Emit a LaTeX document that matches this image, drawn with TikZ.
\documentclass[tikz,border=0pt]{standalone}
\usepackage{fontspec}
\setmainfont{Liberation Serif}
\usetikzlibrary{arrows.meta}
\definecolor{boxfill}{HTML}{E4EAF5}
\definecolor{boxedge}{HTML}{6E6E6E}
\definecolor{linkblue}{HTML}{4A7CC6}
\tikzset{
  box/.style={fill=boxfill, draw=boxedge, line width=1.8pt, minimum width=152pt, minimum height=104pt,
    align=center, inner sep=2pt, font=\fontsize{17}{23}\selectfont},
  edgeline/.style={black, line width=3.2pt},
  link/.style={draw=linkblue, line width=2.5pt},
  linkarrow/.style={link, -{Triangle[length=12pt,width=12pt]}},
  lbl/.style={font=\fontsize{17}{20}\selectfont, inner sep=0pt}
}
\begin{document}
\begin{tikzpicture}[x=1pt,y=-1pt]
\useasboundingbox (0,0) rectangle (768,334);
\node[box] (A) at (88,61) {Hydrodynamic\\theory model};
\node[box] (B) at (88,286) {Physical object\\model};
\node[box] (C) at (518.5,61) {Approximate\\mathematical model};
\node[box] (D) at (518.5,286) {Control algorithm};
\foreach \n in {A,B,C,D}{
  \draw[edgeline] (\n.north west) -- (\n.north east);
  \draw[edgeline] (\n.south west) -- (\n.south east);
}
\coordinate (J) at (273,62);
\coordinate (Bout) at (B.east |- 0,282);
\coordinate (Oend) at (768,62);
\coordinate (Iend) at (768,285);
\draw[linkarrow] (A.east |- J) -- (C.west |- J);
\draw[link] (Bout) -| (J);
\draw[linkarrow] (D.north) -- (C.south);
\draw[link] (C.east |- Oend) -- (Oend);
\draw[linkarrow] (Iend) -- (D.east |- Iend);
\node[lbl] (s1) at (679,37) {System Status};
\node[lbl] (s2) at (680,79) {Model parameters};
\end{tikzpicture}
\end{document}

...

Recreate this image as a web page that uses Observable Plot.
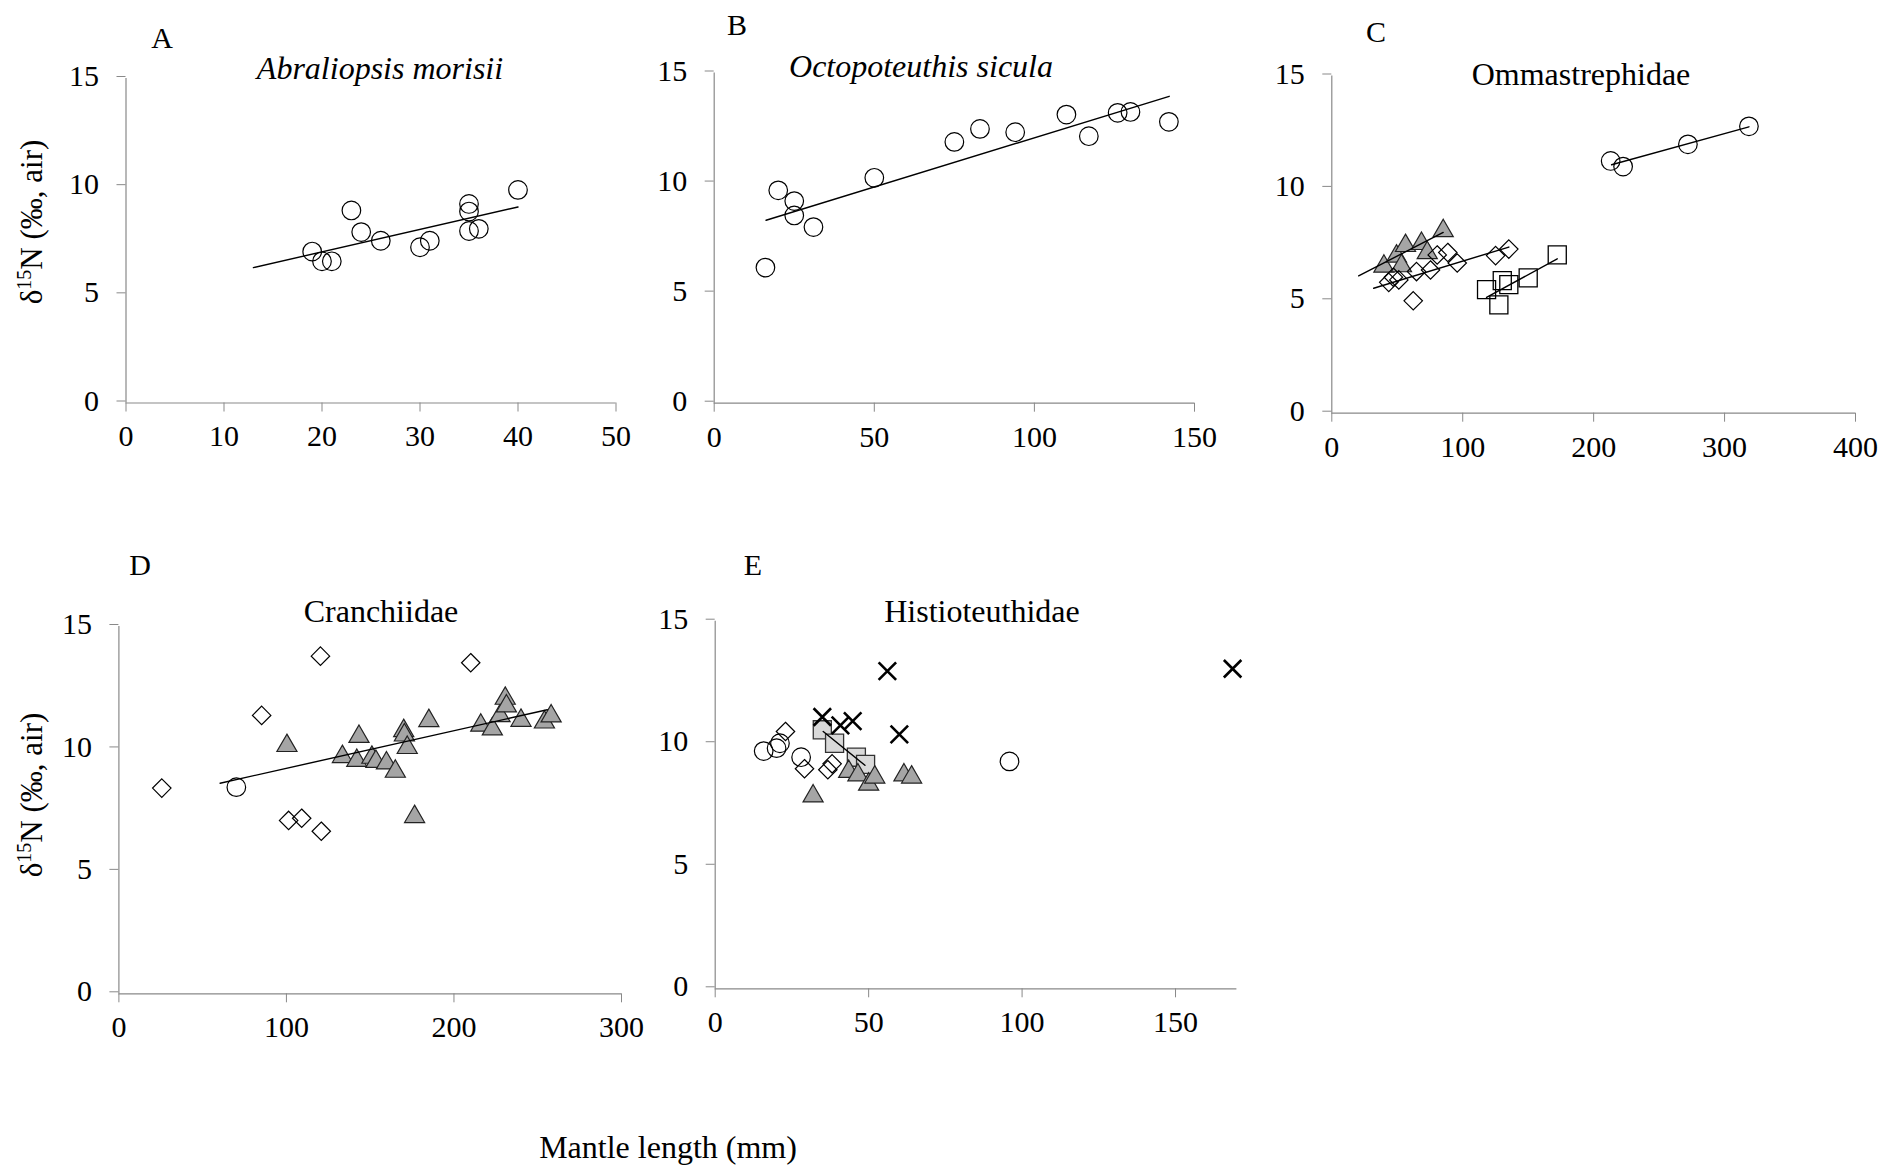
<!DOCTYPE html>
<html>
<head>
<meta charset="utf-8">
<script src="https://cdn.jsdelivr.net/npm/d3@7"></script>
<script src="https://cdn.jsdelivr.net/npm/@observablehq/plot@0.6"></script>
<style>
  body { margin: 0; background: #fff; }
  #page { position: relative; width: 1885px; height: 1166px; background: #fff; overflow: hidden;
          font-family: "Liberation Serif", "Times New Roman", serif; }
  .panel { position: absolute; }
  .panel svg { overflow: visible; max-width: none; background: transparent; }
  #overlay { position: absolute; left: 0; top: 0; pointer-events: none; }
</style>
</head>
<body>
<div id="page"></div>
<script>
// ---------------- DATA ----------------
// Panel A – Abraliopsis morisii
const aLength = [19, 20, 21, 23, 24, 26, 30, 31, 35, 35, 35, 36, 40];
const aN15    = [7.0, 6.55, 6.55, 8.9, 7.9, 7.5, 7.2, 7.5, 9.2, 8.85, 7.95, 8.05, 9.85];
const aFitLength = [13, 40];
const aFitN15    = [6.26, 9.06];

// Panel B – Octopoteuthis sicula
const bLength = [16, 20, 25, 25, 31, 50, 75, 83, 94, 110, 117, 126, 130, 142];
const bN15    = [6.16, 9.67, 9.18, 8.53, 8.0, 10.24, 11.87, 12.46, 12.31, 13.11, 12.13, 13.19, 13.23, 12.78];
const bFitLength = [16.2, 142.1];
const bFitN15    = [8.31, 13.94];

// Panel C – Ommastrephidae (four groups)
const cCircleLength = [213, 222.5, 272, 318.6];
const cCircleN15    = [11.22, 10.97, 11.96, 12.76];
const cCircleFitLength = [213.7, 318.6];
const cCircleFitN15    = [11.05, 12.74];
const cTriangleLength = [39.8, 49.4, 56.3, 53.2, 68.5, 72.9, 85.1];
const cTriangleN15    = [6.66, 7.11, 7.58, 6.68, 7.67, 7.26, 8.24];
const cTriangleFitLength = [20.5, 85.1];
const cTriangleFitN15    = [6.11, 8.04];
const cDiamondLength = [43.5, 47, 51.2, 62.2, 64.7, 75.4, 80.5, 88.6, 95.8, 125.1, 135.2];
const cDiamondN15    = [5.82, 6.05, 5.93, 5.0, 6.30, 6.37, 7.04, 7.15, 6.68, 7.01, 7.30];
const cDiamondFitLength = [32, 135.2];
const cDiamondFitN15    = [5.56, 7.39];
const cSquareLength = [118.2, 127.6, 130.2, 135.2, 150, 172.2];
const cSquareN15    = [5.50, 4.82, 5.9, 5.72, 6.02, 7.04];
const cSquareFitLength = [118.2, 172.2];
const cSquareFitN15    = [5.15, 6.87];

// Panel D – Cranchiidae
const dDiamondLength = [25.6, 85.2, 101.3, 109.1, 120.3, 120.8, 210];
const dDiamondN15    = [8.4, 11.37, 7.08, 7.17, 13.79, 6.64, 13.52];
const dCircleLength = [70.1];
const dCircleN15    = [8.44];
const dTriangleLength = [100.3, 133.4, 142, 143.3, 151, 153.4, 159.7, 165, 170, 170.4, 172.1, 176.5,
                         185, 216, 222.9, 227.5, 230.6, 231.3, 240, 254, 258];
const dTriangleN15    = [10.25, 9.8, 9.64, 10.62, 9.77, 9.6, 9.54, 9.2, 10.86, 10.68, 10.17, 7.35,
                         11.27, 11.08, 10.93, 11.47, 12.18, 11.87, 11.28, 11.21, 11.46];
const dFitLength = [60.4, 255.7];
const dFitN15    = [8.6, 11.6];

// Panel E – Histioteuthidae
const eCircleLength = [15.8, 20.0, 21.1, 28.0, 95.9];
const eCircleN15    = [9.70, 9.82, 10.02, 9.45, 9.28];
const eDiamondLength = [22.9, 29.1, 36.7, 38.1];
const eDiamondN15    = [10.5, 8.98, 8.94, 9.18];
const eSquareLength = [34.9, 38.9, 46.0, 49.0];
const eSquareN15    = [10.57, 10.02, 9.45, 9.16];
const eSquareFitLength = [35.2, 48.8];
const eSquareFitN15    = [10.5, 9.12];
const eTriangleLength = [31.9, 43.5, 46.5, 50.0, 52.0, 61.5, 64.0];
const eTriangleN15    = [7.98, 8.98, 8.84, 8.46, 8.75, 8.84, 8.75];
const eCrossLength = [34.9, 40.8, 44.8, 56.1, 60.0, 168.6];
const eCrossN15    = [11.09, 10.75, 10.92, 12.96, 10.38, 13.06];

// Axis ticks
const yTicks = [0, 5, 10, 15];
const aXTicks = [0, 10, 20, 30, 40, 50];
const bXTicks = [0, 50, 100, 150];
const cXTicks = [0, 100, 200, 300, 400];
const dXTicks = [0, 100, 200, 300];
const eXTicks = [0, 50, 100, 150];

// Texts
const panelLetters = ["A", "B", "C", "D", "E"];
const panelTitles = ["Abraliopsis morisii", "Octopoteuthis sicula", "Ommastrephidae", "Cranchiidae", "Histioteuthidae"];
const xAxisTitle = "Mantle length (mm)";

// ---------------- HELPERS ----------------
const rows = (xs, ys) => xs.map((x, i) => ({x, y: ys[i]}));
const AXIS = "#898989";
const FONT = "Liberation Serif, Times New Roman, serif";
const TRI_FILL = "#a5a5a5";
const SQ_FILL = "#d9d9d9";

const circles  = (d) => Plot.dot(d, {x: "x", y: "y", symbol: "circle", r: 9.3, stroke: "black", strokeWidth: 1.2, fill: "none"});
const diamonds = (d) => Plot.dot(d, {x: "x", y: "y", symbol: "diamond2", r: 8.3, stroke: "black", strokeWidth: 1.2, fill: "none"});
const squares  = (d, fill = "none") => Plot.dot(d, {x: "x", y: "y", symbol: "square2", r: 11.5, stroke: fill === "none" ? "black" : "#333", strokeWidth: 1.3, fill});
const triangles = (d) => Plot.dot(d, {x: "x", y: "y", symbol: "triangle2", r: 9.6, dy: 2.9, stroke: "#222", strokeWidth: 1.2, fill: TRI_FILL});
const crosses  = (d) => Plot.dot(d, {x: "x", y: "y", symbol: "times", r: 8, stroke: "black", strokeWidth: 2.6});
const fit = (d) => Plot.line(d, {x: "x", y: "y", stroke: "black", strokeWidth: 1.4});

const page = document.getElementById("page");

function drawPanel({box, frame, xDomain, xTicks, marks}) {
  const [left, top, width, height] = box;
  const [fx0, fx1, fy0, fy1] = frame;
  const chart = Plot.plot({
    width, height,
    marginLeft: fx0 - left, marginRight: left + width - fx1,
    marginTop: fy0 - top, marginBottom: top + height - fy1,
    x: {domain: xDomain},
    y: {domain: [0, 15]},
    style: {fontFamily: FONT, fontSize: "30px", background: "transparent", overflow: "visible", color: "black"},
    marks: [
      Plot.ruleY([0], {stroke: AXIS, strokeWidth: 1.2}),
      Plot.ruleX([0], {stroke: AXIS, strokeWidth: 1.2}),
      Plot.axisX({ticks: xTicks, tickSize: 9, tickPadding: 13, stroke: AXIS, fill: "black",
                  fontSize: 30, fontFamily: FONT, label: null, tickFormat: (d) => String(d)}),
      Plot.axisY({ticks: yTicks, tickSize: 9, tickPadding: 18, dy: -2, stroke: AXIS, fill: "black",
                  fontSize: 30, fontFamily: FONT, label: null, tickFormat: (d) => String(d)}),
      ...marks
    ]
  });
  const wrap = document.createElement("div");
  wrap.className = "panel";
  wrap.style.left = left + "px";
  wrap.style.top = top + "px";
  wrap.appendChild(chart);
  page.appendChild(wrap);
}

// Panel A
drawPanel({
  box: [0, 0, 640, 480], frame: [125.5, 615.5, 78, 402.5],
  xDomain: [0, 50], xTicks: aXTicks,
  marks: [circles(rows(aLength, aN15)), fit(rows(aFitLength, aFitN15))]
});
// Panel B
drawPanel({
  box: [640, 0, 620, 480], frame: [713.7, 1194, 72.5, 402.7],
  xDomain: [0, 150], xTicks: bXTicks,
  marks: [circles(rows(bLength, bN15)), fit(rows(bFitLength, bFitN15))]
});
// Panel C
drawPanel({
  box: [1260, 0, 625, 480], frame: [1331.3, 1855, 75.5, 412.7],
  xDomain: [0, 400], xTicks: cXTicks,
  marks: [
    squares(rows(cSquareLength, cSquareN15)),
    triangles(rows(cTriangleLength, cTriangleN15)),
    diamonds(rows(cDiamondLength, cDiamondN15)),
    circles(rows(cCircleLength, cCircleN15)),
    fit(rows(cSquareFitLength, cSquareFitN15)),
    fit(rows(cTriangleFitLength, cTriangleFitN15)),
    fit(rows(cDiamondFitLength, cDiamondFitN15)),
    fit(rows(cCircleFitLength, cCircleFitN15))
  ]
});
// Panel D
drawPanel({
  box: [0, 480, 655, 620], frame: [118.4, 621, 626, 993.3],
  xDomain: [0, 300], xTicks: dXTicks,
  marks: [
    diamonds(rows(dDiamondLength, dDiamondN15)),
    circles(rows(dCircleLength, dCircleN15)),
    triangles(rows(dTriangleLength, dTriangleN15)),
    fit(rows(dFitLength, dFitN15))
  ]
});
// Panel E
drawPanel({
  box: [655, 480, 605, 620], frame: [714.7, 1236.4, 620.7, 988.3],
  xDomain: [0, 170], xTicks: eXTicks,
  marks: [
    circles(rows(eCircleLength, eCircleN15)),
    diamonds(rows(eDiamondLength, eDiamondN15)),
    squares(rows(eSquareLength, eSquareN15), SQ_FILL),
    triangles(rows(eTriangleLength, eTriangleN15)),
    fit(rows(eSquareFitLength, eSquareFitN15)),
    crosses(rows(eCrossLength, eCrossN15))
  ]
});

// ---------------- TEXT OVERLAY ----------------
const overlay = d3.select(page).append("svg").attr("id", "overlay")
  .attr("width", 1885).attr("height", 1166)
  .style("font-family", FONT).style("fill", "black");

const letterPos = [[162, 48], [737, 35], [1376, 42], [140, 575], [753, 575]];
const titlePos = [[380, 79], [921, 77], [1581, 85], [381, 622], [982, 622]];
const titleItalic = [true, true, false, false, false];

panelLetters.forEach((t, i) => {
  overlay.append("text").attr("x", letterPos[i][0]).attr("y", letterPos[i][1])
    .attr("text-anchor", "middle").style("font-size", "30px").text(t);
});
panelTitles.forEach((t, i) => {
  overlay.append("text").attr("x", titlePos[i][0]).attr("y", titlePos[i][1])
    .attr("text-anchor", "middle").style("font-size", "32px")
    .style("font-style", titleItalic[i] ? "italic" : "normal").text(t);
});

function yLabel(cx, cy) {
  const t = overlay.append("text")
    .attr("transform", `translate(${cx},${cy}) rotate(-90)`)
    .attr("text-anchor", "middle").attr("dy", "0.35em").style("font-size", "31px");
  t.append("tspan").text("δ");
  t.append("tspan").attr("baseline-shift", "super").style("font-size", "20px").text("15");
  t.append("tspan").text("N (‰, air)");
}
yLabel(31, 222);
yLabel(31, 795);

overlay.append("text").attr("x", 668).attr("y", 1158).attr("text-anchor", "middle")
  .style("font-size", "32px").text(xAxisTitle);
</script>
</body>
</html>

> Prompt
Reply with one number only: how many lines of the listing hold "that"?

> Result of this task
2